STATED GOAL: Retype the whole listing, please, keeping every line exact and dropping the pictures.

____________

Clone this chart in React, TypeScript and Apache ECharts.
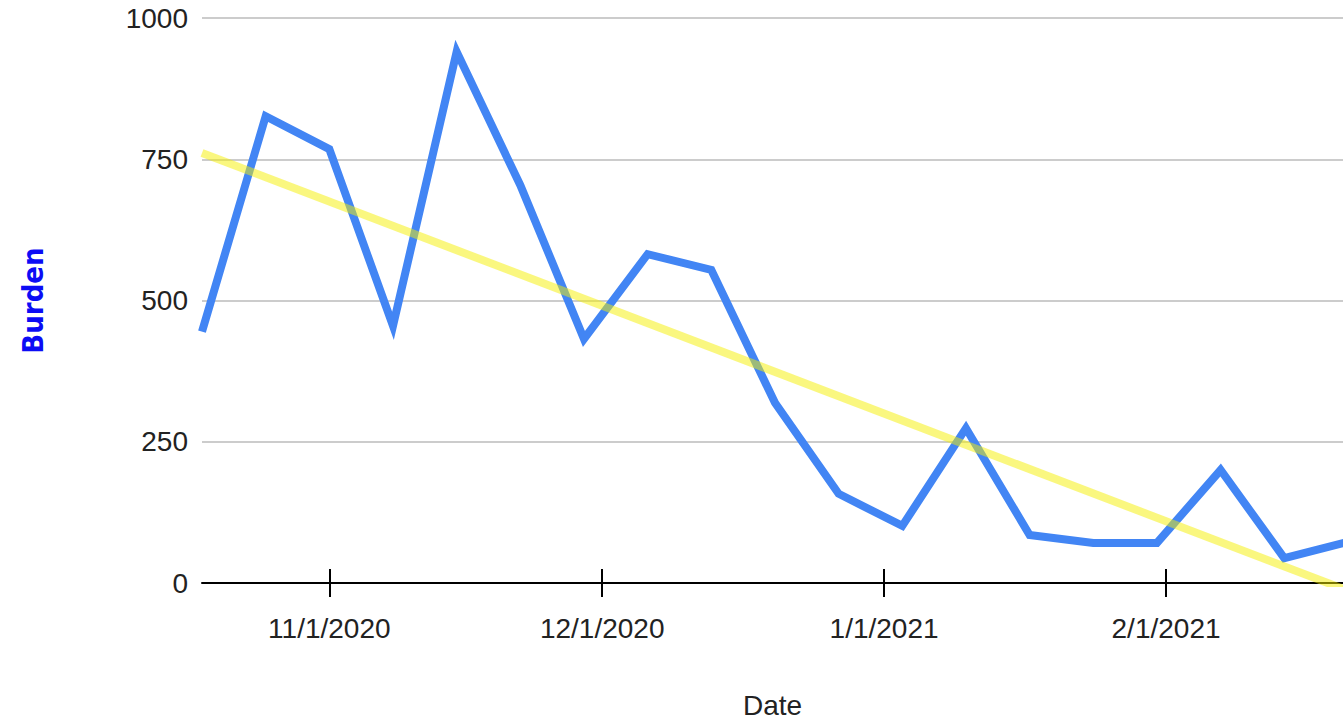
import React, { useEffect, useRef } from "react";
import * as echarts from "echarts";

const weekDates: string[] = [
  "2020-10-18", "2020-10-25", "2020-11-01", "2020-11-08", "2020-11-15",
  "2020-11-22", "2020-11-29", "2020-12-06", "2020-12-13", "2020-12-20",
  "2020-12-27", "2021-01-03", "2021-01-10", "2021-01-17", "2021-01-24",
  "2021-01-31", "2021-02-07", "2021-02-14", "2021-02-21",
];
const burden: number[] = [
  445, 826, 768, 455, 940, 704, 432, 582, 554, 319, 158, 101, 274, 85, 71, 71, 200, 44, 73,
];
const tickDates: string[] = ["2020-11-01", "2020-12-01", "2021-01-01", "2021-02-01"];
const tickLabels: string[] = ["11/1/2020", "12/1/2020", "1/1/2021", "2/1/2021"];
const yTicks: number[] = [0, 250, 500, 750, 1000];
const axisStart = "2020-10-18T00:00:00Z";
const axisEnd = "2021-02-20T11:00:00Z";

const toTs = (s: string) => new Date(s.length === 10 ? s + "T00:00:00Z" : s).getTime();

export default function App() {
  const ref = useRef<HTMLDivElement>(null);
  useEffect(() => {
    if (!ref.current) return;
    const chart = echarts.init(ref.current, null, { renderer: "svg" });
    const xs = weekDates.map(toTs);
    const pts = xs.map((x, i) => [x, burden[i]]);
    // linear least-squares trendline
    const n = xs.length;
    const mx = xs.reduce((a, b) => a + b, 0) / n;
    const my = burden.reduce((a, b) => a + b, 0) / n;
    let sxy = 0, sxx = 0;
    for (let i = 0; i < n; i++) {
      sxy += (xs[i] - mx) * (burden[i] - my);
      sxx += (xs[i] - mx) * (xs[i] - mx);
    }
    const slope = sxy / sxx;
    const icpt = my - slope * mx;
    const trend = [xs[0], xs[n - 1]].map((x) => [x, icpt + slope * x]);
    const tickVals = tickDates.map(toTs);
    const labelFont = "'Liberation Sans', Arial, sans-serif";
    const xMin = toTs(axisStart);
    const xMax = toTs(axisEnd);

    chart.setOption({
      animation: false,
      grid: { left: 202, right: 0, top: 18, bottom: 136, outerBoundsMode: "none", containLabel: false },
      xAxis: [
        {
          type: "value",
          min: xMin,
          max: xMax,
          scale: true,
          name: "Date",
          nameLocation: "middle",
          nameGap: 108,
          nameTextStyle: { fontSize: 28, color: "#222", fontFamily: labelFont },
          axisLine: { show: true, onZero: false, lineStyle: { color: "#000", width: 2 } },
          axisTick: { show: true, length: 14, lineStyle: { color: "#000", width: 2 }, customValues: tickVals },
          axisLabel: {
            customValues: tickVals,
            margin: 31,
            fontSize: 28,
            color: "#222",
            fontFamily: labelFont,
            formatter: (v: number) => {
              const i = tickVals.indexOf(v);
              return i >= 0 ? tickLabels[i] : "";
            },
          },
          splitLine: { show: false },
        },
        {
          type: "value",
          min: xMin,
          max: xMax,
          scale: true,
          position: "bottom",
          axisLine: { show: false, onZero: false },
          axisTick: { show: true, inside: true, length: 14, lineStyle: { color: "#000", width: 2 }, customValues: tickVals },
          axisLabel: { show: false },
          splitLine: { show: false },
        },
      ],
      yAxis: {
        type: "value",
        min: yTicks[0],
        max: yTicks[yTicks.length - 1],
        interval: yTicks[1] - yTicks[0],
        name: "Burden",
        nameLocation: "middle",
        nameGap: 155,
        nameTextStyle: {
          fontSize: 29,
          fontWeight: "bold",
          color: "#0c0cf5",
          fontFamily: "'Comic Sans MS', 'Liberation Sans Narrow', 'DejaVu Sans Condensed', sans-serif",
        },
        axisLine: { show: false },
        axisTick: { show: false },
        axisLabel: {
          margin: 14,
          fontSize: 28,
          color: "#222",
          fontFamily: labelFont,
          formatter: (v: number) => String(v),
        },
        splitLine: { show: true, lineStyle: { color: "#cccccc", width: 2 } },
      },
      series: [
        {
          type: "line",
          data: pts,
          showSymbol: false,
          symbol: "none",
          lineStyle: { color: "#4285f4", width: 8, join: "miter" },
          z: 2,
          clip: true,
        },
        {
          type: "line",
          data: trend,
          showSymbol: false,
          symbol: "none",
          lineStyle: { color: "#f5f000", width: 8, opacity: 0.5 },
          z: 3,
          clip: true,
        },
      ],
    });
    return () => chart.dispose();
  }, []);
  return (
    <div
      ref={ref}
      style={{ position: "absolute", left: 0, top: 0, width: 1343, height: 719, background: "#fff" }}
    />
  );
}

____________

SOLUTION:
Clone this chart in React, TypeScript and Apache ECharts.
import React, { useEffect, useRef } from "react";
import * as echarts from "echarts";

const weekDates: string[] = [
  "2020-10-18", "2020-10-25", "2020-11-01", "2020-11-08", "2020-11-15",
  "2020-11-22", "2020-11-29", "2020-12-06", "2020-12-13", "2020-12-20",
  "2020-12-27", "2021-01-03", "2021-01-10", "2021-01-17", "2021-01-24",
  "2021-01-31", "2021-02-07", "2021-02-14", "2021-02-21",
];
const burden: number[] = [
  445, 826, 768, 455, 940, 704, 432, 582, 554, 319, 158, 101, 274, 85, 71, 71, 200, 44, 73,
];
const tickDates: string[] = ["2020-11-01", "2020-12-01", "2021-01-01", "2021-02-01"];
const tickLabels: string[] = ["11/1/2020", "12/1/2020", "1/1/2021", "2/1/2021"];
const yTicks: number[] = [0, 250, 500, 750, 1000];
const axisStart = "2020-10-18T00:00:00Z";
const axisEnd = "2021-02-20T11:00:00Z";

const toTs = (s: string) => new Date(s.length === 10 ? s + "T00:00:00Z" : s).getTime();

export default function App() {
  const ref = useRef<HTMLDivElement>(null);
  useEffect(() => {
    if (!ref.current) return;
    const chart = echarts.init(ref.current, null, { renderer: "svg" });
    const xs = weekDates.map(toTs);
    const pts = xs.map((x, i) => [x, burden[i]]);
    // linear least-squares trendline
    const n = xs.length;
    const mx = xs.reduce((a, b) => a + b, 0) / n;
    const my = burden.reduce((a, b) => a + b, 0) / n;
    let sxy = 0, sxx = 0;
    for (let i = 0; i < n; i++) {
      sxy += (xs[i] - mx) * (burden[i] - my);
      sxx += (xs[i] - mx) * (xs[i] - mx);
    }
    const slope = sxy / sxx;
    const icpt = my - slope * mx;
    const trend = [xs[0], xs[n - 1]].map((x) => [x, icpt + slope * x]);
    const tickVals = tickDates.map(toTs);
    const labelFont = "'Liberation Sans', Arial, sans-serif";
    const xMin = toTs(axisStart);
    const xMax = toTs(axisEnd);

    chart.setOption({
      animation: false,
      grid: { left: 202, right: 0, top: 18, bottom: 136, outerBoundsMode: "none", containLabel: false },
      xAxis: [
        {
          type: "value",
          min: xMin,
          max: xMax,
          scale: true,
          name: "Date",
          nameLocation: "middle",
          nameGap: 108,
          nameTextStyle: { fontSize: 28, color: "#222", fontFamily: labelFont },
          axisLine: { show: true, onZero: false, lineStyle: { color: "#000", width: 2 } },
          axisTick: { show: true, length: 14, lineStyle: { color: "#000", width: 2 }, customValues: tickVals },
          axisLabel: {
            customValues: tickVals,
            margin: 31,
            fontSize: 28,
            color: "#222",
            fontFamily: labelFont,
            formatter: (v: number) => {
              const i = tickVals.indexOf(v);
              return i >= 0 ? tickLabels[i] : "";
            },
          },
          splitLine: { show: false },
        },
        {
          type: "value",
          min: xMin,
          max: xMax,
          scale: true,
          position: "bottom",
          axisLine: { show: false, onZero: false },
          axisTick: { show: true, inside: true, length: 14, lineStyle: { color: "#000", width: 2 }, customValues: tickVals },
          axisLabel: { show: false },
          splitLine: { show: false },
        },
      ],
      yAxis: {
        type: "value",
        min: yTicks[0],
        max: yTicks[yTicks.length - 1],
        interval: yTicks[1] - yTicks[0],
        name: "Burden",
        nameLocation: "middle",
        nameGap: 155,
        nameTextStyle: {
          fontSize: 29,
          fontWeight: "bold",
          color: "#0c0cf5",
          fontFamily: "'Comic Sans MS', 'Liberation Sans Narrow', 'DejaVu Sans Condensed', sans-serif",
        },
        axisLine: { show: false },
        axisTick: { show: false },
        axisLabel: {
          margin: 14,
          fontSize: 28,
          color: "#222",
          fontFamily: labelFont,
          formatter: (v: number) => String(v),
        },
        splitLine: { show: true, lineStyle: { color: "#cccccc", width: 2 } },
      },
      series: [
        {
          type: "line",
          data: pts,
          showSymbol: false,
          symbol: "none",
          lineStyle: { color: "#4285f4", width: 8, join: "miter" },
          z: 2,
          clip: true,
        },
        {
          type: "line",
          data: trend,
          showSymbol: false,
          symbol: "none",
          lineStyle: { color: "#f5f000", width: 8, opacity: 0.5 },
          z: 3,
          clip: true,
        },
      ],
    });
    return () => chart.dispose();
  }, []);
  return (
    <div
      ref={ref}
      style={{ position: "absolute", left: 0, top: 0, width: 1343, height: 719, background: "#fff" }}
    />
  );
}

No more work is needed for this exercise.